The ambassador was introduced to the audience in Mitchell Hall by University President Patrick Harker, who pointed out the ties between UD and China, including more than 330 Chinese undergraduate and graduate students currently enrolled. In addition, the University has formal exchange agreements with Beijing Normal University, Southwestern University of Finance and Economics, Hong Kong Polytechnic University, Xiamen University and Nanjing University.
Harker also spoke of UD's growing East Asian Studies Program, its nearly 300 students now enrolled in Chinese language courses and many Chinese faculty members, including internationally acclaimed violinist and Associate Professor of Music Xiang Gao. In the past two years, about 150 UD students have traveled to China as part of study-abroad programs, Harker said.
Globalization is “one of the prominent features of the world today,” Zhou said, and although there might be disagreement about when the trend began, there is no doubt it is here to stay and is destined only to increase as a result of technological advances and market forces. He cited numerous statistics, including the fact that international trade has increased fourfold in the last two decades, more than double the pace of worldwide economic growth.
Backlashes against globalization sometimes occur, and Zhou said that China takes problems sometimes raised by the U.S. very seriously. He urged America to avoid protectionist trade measures, for example, that could slow the progress of internationalization and to instead continue a dialogue with China to address concerns through bilateral agreements.
“It is wrong to blame globalization for domestic problems or to find scapegoats in other countries,” he said. “The economies of our two countries and the world's economy are in the same boat.”
Bilateral discussions and cooperative agreements also are the best means to addressing challenges that affect the U.S., China and the rest of the world, Zhou said. He added that the two nations should continue working together on such shared concerns as terrorism, cross-border crime, energy security, environmental degradation and arms proliferation, as well as on measures to assist such troubled areas as Myanmar, Darfur and Pakistan.
China is marking 30 years since it began its own economic reforms and the process of implementing full diplomatic ties with the United States, Zhou said. In the intervening years, the country has emerged as an economic powerhouse and what the ambassador called “an engine for Asian-Pacific economic growth.”
Zhou also encouraged continuing and expanding educational partnerships and exchanges between China and the United States. In the past 30 years, he said, 400,000 Chinese students, researchers and visiting scholars have studied in the U.S., with about 90,000 currently here, and more than 10,000 American students have studied in China.

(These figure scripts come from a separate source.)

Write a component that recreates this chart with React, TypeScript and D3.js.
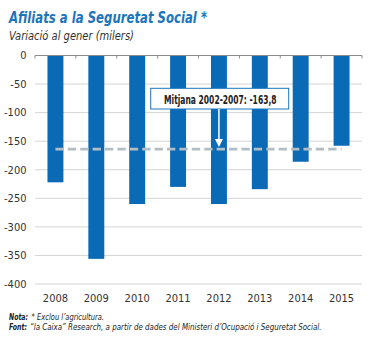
import React from "react";
import * as d3 from "d3";

const years = ["2008", "2009", "2010", "2011", "2012", "2013", "2014", "2015"];
const values = [-222, -356, -260, -230, -260, -234, -186, -158];
const yTicks = [0, -50, -100, -150, -200, -250, -300, -350, -400];
const average = -163.8;
const avgLabel = "Mitjana 2002-2007: -163,8";

const W = 372;
const H = 338;
const FONT = "'Liberation Sans Narrow', 'DejaVu Sans Condensed', 'Open Sans', sans-serif";

export default function App() {
  const x = d3.scaleBand<string>().domain(years).range([35, 362]).paddingInner(0.61).paddingOuter(0.305);
  const y = d3.scaleLinear().domain([-400, 0]).range([284, 55.5]);
  const bands = d3.scaleBand<string>().domain(years).range([35, 362]);
  const bw = x.bandwidth();
  const cx = (d: string) => (x(d) as number) + bw / 2;
  const arrowX = cx("2012");
  const yAvg = y(average);

  return (
    <svg width={W} height={H} style={{ position: "absolute", left: 0, top: 0, background: "#fff" }} fontFamily={FONT}>
      <text x={9} y={23} fontSize={16} fontWeight="bold" fontStyle="italic" fill="#1b75bb" textLength={198} lengthAdjust="spacingAndGlyphs">
        Afiliats a la Seguretat Social *
      </text>
      <text x={9} y={39.5} fontSize={12.5} fontStyle="italic" fill="#333" textLength={125} lengthAdjust="spacingAndGlyphs">
        Variació al gener (milers)
      </text>

      {yTicks.filter((t) => t !== 0).map((t) => (
        <line key={t} x1={35} x2={362} y1={y(t)} y2={y(t)} stroke="#d4d4d4" strokeWidth={1} />
      ))}
      {yTicks.map((t) => (
        <text key={"l" + t} x={26.5} y={y(t) + 3.8} fontSize={11} textAnchor="end" fill="#333">
          {t}
        </text>
      ))}

      {years.map((d, i) => (
        <rect key={d} x={x(d)} y={y(0)} width={bw} height={y(values[i]) - y(0)} fill="#0a6ab6" />
      ))}

      <line x1={35} x2={362} y1={y(0)} y2={y(0)} stroke="#8c8c8c" strokeWidth={1} />
      {[...years.map((d) => bands(d) as number), 362].map((t, i) => (
        <line key={"t" + i} x1={t} x2={t} y1={y(0)} y2={y(0) + 3} stroke="#8c8c8c" strokeWidth={1} />
      ))}

      <line x1={cx("2008")} x2={cx("2015")} y1={yAvg} y2={yAvg} stroke="#b3bec4" strokeWidth={2.8} strokeDasharray="8.3 4.1" />

      <rect x={150.7} y={88.3} width={138} height={20.7} fill="#fff" stroke="#1b75bb" strokeWidth={1} />
      <text x={220.3} y={103.5} fontSize={11.5} fontWeight="bold" textAnchor="middle" fill="#222" textLength={112.5} lengthAdjust="spacingAndGlyphs">
        {avgLabel}
      </text>
      <line x1={arrowX} x2={arrowX} y1={109} y2={140} stroke="#fff" strokeWidth={1.5} />
      <path d={`M${arrowX - 4},${139} L${arrowX + 4},${139} L${arrowX},${147} Z`} fill="#fff" />

      {years.map((d) => (
        <text key={"x" + d} x={cx(d)} y={302} fontSize={11} textAnchor="middle" fill="#333">
          {d}
        </text>
      ))}

      <text x={9} y={320} fontSize={8.8} fontStyle="italic" fontWeight="bold" fill="#222" textLength={19} lengthAdjust="spacingAndGlyphs">
        Nota:
      </text>
      <text x={31.5} y={320} fontSize={8.8} fontStyle="italic" fill="#222" textLength={72.5} lengthAdjust="spacingAndGlyphs">
        * Exclou l’agricultura.
      </text>
      <text x={9} y={330} fontSize={8.8} fontStyle="italic" fontWeight="bold" fill="#222" textLength={18} lengthAdjust="spacingAndGlyphs">
        Font:
      </text>
      <text x={30} y={330} fontSize={8.8} fontStyle="italic" fill="#222" textLength={291.5} lengthAdjust="spacingAndGlyphs">
        “la Caixa” Research, a partir de dades del Ministeri d’Ocupació i Seguretat Social.
      </text>
    </svg>
  );
}
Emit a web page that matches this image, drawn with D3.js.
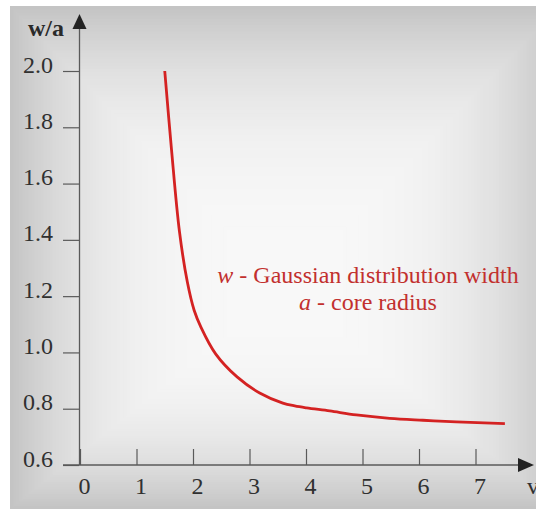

In a press conference after his address, Zhou said U.S. interest in learning about all aspects of China is on the increase, assisted by such programs as Confucius Institutes at more than 40 locations in the United States. The institutes are a network of educational centers supported by grants from the Chinese government to teach elementary, high school and college students about Chinese culture and language.
Before Zhou's speech, Alan Fox, associate professor of philosophy and president of the University's Faculty Senate, welcomed the audience to the daylong UD Forum. Fox, whose specialty is Chinese thought, called the ambassador's presence “a perfect example” of the kinds of global partnerships the University is promoting. He also praised the work of the committee and community members who helped with the University's recent strategic planning process.
“We are so much a better University than we were 20 years ago” when he joined the faculty, Fox said. In building on that progress to advance still further, he urged UD to remember its commitment “to excellence, to open-minded discourse and, most importantly, to our students.”
Zhou joined the Beijing Diplomats Service Bureau in 1970, where he worked until 1973, when he went to the United Kingdom for advanced studies at the University of Bath and the London School of Economics. He has been employed in the Foreign Ministry's Translation Office and has served as ambassador extraordinary and plenipotentiary to Barbados and concurrently to Antigua & Barbuda and later to Australia.